→ **Supplied information**:
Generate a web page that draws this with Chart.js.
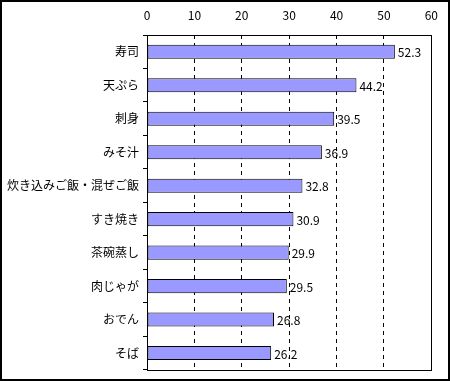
<!DOCTYPE html>
<html>
<head>
<meta charset="utf-8">
<script src="https://cdn.jsdelivr.net/npm/chart.js@4/dist/chart.umd.min.js"></script>
<style>
  html, body { margin: 0; padding: 0; background: #fff; }
  #wrap { width: 450px; height: 381px; }
</style>
</head>
<body>
<div id="wrap"><canvas id="chart" width="450" height="381"></canvas></div>
<script>
const dishes = ["寿司", "天ぷら", "刺身", "みそ汁", "炊き込みご飯・混ぜご飯", "すき焼き", "茶碗蒸し", "肉じゃが", "おでん", "そば"];
const percents = [52.3, 44.2, 39.5, 36.9, 32.8, 30.9, 29.9, 29.5, 26.8, 26.2];
const axisMin = 0;
const axisMax = 60;
const axisStep = 10;

const FONT = '"Noto Sans CJK JP", "Noto Sans", sans-serif';

// frame around plot area and whole picture, plus value labels
const extras = {
    id: "extras",
    afterDatasetsDraw(chart) {
        const ctx = chart.ctx;
        const meta = chart.getDatasetMeta(0);
        ctx.save();
        ctx.font = "12px " + FONT;
        ctx.fillStyle = "#000";
        ctx.textBaseline = "middle";
        ctx.textAlign = "left";
        meta.data.forEach((bar, i) => {
            ctx.fillText(percents[i].toFixed(1), bar.x + 3, bar.y + 1);
        });
        ctx.restore();
    },
    afterDraw(chart) {
        const ctx = chart.ctx;
        const a = chart.chartArea;
        ctx.save();
        ctx.strokeStyle = "#000";
        ctx.lineWidth = 1;
        ctx.strokeRect(Math.round(a.left) + 0.5, Math.round(a.top) + 0.5,
            Math.round(a.right - a.left), Math.round(a.bottom - a.top));
        ctx.lineWidth = 2;
        ctx.strokeRect(1, 1, chart.width - 2, chart.height - 2);
        ctx.restore();
    }
};

new Chart(document.getElementById("chart"), {
    type: "bar",
    data: {
        labels: dishes,
        datasets: [{
            data: percents,
            backgroundColor: "#9999FF",
            borderColor: "#000",
            borderWidth: 1,
            borderSkipped: false,
            categoryPercentage: 1,
            barPercentage: 0.42
        }]
    },
    options: {
        indexAxis: "y",
        responsive: false,
        animation: false,
        layout: { padding: { left: 0, top: 0, right: 17, bottom: 7 } },
        plugins: { legend: { display: false }, tooltip: { enabled: false } },
        scales: {
            x: {
                position: "top",
                min: axisMin,
                max: axisMax,
                afterFit: (s) => { s.height = 35; },
                ticks: { stepSize: axisStep, color: "#000", padding: 12, font: { family: FONT, size: 12 } },
                grid: { color: "#000", lineWidth: 1, drawTicks: false },
                border: { display: false, dash: [4, 4] }
            },
            y: {
                afterFit: (s) => { s.width = 147; },
                ticks: { color: "#000", padding: 4, font: { family: FONT, size: 12 } },
                grid: { offset: true, drawOnChartArea: false, color: "#000", tickLength: 4 },
                border: { display: false }
            }
        }
    },
    plugins: [extras]
});
</script>
</body>
</html>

→ **What is needed**:
Output each line exactly; omit every picture.

→ **Result of this task**:
Generate a web page that draws this with Chart.js.
<!DOCTYPE html>
<html>
<head>
<meta charset="utf-8">
<script src="https://cdn.jsdelivr.net/npm/chart.js@4/dist/chart.umd.min.js"></script>
<style>
  html, body { margin: 0; padding: 0; background: #fff; }
  #wrap { width: 450px; height: 381px; }
</style>
</head>
<body>
<div id="wrap"><canvas id="chart" width="450" height="381"></canvas></div>
<script>
const dishes = ["寿司", "天ぷら", "刺身", "みそ汁", "炊き込みご飯・混ぜご飯", "すき焼き", "茶碗蒸し", "肉じゃが", "おでん", "そば"];
const percents = [52.3, 44.2, 39.5, 36.9, 32.8, 30.9, 29.9, 29.5, 26.8, 26.2];
const axisMin = 0;
const axisMax = 60;
const axisStep = 10;

const FONT = '"Noto Sans CJK JP", "Noto Sans", sans-serif';

// frame around plot area and whole picture, plus value labels
const extras = {
    id: "extras",
    afterDatasetsDraw(chart) {
        const ctx = chart.ctx;
        const meta = chart.getDatasetMeta(0);
        ctx.save();
        ctx.font = "12px " + FONT;
        ctx.fillStyle = "#000";
        ctx.textBaseline = "middle";
        ctx.textAlign = "left";
        meta.data.forEach((bar, i) => {
            ctx.fillText(percents[i].toFixed(1), bar.x + 3, bar.y + 1);
        });
        ctx.restore();
    },
    afterDraw(chart) {
        const ctx = chart.ctx;
        const a = chart.chartArea;
        ctx.save();
        ctx.strokeStyle = "#000";
        ctx.lineWidth = 1;
        ctx.strokeRect(Math.round(a.left) + 0.5, Math.round(a.top) + 0.5,
            Math.round(a.right - a.left), Math.round(a.bottom - a.top));
        ctx.lineWidth = 2;
        ctx.strokeRect(1, 1, chart.width - 2, chart.height - 2);
        ctx.restore();
    }
};

new Chart(document.getElementById("chart"), {
    type: "bar",
    data: {
        labels: dishes,
        datasets: [{
            data: percents,
            backgroundColor: "#9999FF",
            borderColor: "#000",
            borderWidth: 1,
            borderSkipped: false,
            categoryPercentage: 1,
            barPercentage: 0.42
        }]
    },
    options: {
        indexAxis: "y",
        responsive: false,
        animation: false,
        layout: { padding: { left: 0, top: 0, right: 17, bottom: 7 } },
        plugins: { legend: { display: false }, tooltip: { enabled: false } },
        scales: {
            x: {
                position: "top",
                min: axisMin,
                max: axisMax,
                afterFit: (s) => { s.height = 35; },
                ticks: { stepSize: axisStep, color: "#000", padding: 12, font: { family: FONT, size: 12 } },
                grid: { color: "#000", lineWidth: 1, drawTicks: false },
                border: { display: false, dash: [4, 4] }
            },
            y: {
                afterFit: (s) => { s.width = 147; },
                ticks: { color: "#000", padding: 4, font: { family: FONT, size: 12 } },
                grid: { offset: true, drawOnChartArea: false, color: "#000", tickLength: 4 },
                border: { display: false }
            }
        }
    },
    plugins: [extras]
});
</script>
</body>
</html>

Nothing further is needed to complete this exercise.